The director heads INCHER-Kassel and is assisted by a vice director and manager in this task. In the first 30 years of the Centre’s existence, the position of the director has been held by either members of the executive board or by professors. Ulrich Teichler was the director for a total of 16 years; Barbara Kehm held the position from April 2004 to September 2011. Since October 2011, Georg Krücken heads INCHER-Kassel. The members of the executive board, comprising professors belonging to INCHER-Kassel, academic staff representatives, administrative and technical staff, and students, make decisions concerning research programmes and the organisation of INCHER-Kassel.
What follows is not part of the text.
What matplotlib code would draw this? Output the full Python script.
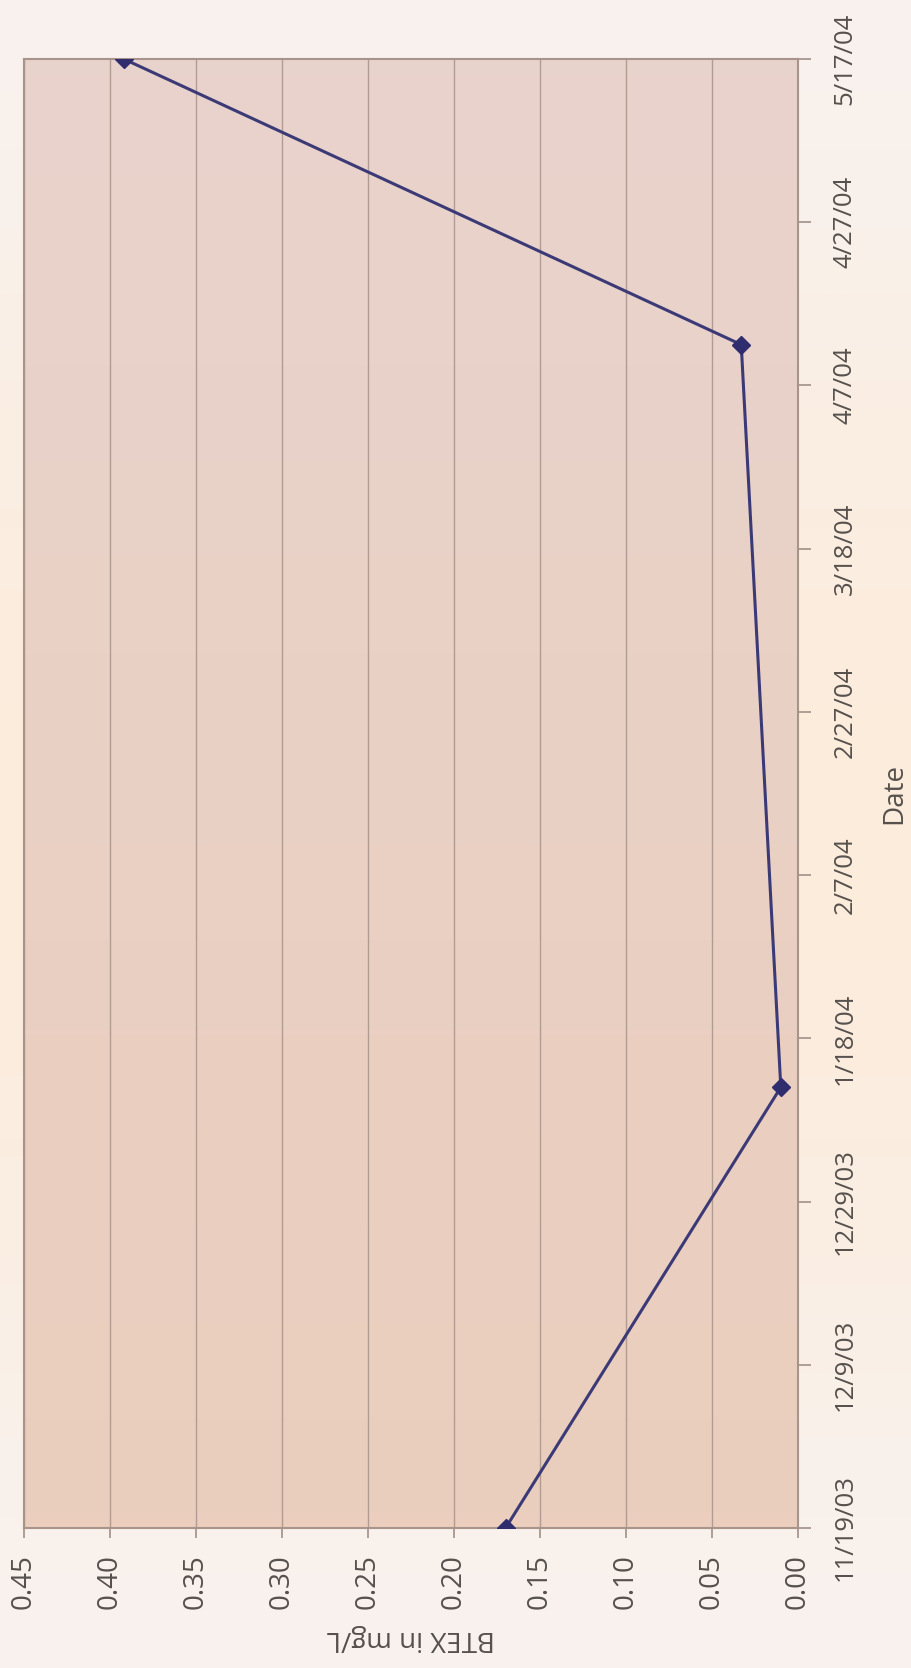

Additionally, an advisory board consisting of experts from other universities and research institutes, and also from funding agencies, advise the Centre in strategic and technical matters. The current advisory board has for members, Dr. Sabine Behrenbeck, Prof. Dr. Dr. h.c. Ulrike Beisiegel, Edith Braun, Prof. Dr. Sabine Maasen, Dr. Georg Licht, Prof. Dr. Christine Musselin (deputy chairperson), and Prof. Dr. Uwe Schimank (chairperson).
Around 40-45 people, including many PhD students, work and research at INCHER-Kassel. The Centre also regularly hosts international guest lecturers and scholars.

Research work at INCHER-Kassel has produced over 2,000 publications that have appeared in scientific journals and books from various publishing houses. A part of the main research findings have appeared in the Higher Education and Work book series from Campus publishers, and until 2013, a total of 76 titles have appeared in INCHER-Kassel’s home publication series Werkstattberichte. This series is now available online under Working Papers on the Centre’s website.